# WORKING DATA
________________
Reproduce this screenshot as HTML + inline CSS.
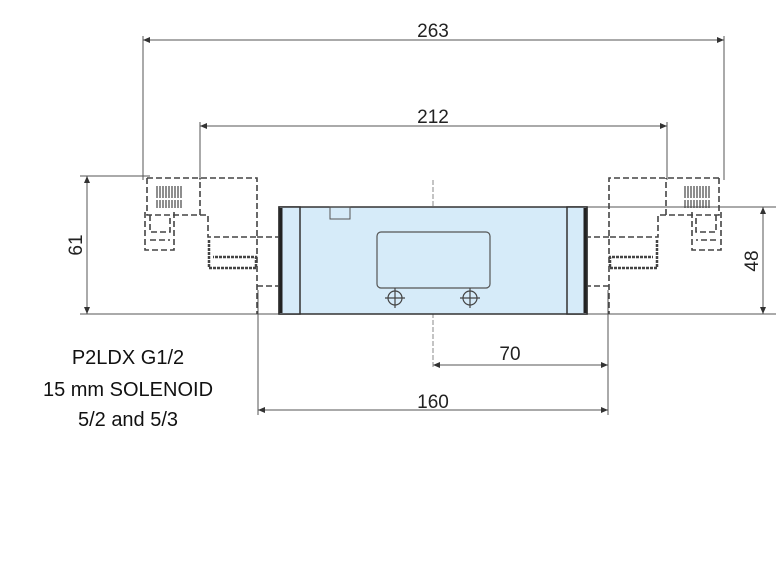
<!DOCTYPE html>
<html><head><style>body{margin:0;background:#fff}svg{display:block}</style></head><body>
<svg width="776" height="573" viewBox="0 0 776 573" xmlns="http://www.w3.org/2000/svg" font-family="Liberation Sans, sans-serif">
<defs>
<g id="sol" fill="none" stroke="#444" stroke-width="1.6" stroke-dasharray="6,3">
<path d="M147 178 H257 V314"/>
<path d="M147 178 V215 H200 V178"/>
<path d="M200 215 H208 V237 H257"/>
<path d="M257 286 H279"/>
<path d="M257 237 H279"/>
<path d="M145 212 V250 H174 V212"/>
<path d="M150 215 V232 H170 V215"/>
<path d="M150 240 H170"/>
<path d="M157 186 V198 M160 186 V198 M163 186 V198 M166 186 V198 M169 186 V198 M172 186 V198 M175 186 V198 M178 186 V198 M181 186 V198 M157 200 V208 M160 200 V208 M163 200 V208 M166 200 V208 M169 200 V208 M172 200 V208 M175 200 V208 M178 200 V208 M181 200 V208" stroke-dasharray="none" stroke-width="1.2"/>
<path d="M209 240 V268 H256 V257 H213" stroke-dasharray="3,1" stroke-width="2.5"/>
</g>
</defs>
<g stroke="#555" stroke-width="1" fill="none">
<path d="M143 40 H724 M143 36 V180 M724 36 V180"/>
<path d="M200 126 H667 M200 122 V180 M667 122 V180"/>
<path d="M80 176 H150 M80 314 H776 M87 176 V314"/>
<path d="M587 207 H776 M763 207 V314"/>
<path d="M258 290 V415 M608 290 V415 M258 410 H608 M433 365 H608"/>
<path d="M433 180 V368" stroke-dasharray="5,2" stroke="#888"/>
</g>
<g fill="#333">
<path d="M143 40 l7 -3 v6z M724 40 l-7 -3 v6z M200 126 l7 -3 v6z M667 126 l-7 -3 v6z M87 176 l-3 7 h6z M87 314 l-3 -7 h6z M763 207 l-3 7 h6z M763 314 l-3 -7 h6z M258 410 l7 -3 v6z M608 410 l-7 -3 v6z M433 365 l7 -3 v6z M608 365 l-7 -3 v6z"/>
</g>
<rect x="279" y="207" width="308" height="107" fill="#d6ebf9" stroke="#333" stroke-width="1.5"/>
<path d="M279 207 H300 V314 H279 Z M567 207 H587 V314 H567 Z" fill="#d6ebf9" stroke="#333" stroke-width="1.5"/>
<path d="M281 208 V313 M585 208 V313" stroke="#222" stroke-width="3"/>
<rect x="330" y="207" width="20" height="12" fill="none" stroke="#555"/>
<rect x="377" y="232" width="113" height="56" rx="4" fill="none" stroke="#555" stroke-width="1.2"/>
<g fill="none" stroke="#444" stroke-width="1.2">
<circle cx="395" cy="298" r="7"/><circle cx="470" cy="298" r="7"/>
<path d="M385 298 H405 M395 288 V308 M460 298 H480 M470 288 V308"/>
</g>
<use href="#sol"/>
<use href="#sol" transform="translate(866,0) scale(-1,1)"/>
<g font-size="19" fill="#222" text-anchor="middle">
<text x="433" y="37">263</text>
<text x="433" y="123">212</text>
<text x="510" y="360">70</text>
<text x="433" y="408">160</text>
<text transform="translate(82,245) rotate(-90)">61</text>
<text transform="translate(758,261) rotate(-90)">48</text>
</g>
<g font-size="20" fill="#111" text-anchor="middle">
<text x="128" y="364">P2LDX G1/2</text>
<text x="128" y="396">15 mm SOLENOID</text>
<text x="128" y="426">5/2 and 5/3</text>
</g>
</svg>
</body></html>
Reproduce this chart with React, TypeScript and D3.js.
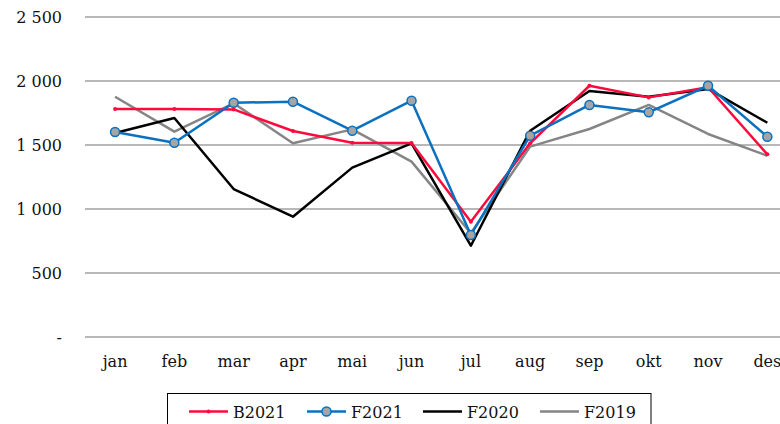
________________
# TASK TO COMPLETE
Write out the full set of lines verbatim, without the pictures.

# THE ANSWER
Reproduce this screenshot as HTML + inline CSS.
<!DOCTYPE html>
<html><head><style>body{margin:0;background:#fff}svg{display:block}</style></head><body>
<svg width="776" height="573" viewBox="0 0 776 573" xmlns="http://www.w3.org/2000/svg" font-family="Liberation Sans, sans-serif">
<defs>
<g id="sol" fill="none" stroke="#444" stroke-width="1.6" stroke-dasharray="6,3">
<path d="M147 178 H257 V314"/>
<path d="M147 178 V215 H200 V178"/>
<path d="M200 215 H208 V237 H257"/>
<path d="M257 286 H279"/>
<path d="M257 237 H279"/>
<path d="M145 212 V250 H174 V212"/>
<path d="M150 215 V232 H170 V215"/>
<path d="M150 240 H170"/>
<path d="M157 186 V198 M160 186 V198 M163 186 V198 M166 186 V198 M169 186 V198 M172 186 V198 M175 186 V198 M178 186 V198 M181 186 V198 M157 200 V208 M160 200 V208 M163 200 V208 M166 200 V208 M169 200 V208 M172 200 V208 M175 200 V208 M178 200 V208 M181 200 V208" stroke-dasharray="none" stroke-width="1.2"/>
<path d="M209 240 V268 H256 V257 H213" stroke-dasharray="3,1" stroke-width="2.5"/>
</g>
</defs>
<g stroke="#555" stroke-width="1" fill="none">
<path d="M143 40 H724 M143 36 V180 M724 36 V180"/>
<path d="M200 126 H667 M200 122 V180 M667 122 V180"/>
<path d="M80 176 H150 M80 314 H776 M87 176 V314"/>
<path d="M587 207 H776 M763 207 V314"/>
<path d="M258 290 V415 M608 290 V415 M258 410 H608 M433 365 H608"/>
<path d="M433 180 V368" stroke-dasharray="5,2" stroke="#888"/>
</g>
<g fill="#333">
<path d="M143 40 l7 -3 v6z M724 40 l-7 -3 v6z M200 126 l7 -3 v6z M667 126 l-7 -3 v6z M87 176 l-3 7 h6z M87 314 l-3 -7 h6z M763 207 l-3 7 h6z M763 314 l-3 -7 h6z M258 410 l7 -3 v6z M608 410 l-7 -3 v6z M433 365 l7 -3 v6z M608 365 l-7 -3 v6z"/>
</g>
<rect x="279" y="207" width="308" height="107" fill="#d6ebf9" stroke="#333" stroke-width="1.5"/>
<path d="M279 207 H300 V314 H279 Z M567 207 H587 V314 H567 Z" fill="#d6ebf9" stroke="#333" stroke-width="1.5"/>
<path d="M281 208 V313 M585 208 V313" stroke="#222" stroke-width="3"/>
<rect x="330" y="207" width="20" height="12" fill="none" stroke="#555"/>
<rect x="377" y="232" width="113" height="56" rx="4" fill="none" stroke="#555" stroke-width="1.2"/>
<g fill="none" stroke="#444" stroke-width="1.2">
<circle cx="395" cy="298" r="7"/><circle cx="470" cy="298" r="7"/>
<path d="M385 298 H405 M395 288 V308 M460 298 H480 M470 288 V308"/>
</g>
<use href="#sol"/>
<use href="#sol" transform="translate(866,0) scale(-1,1)"/>
<g font-size="19" fill="#222" text-anchor="middle">
<text x="433" y="37">263</text>
<text x="433" y="123">212</text>
<text x="510" y="360">70</text>
<text x="433" y="408">160</text>
<text transform="translate(82,245) rotate(-90)">61</text>
<text transform="translate(758,261) rotate(-90)">48</text>
</g>
<g font-size="20" fill="#111" text-anchor="middle">
<text x="128" y="364">P2LDX G1/2</text>
<text x="128" y="396">15 mm SOLENOID</text>
<text x="128" y="426">5/2 and 5/3</text>
</g>
</svg>
</body></html>
Reproduce this chart with React, TypeScript and D3.js.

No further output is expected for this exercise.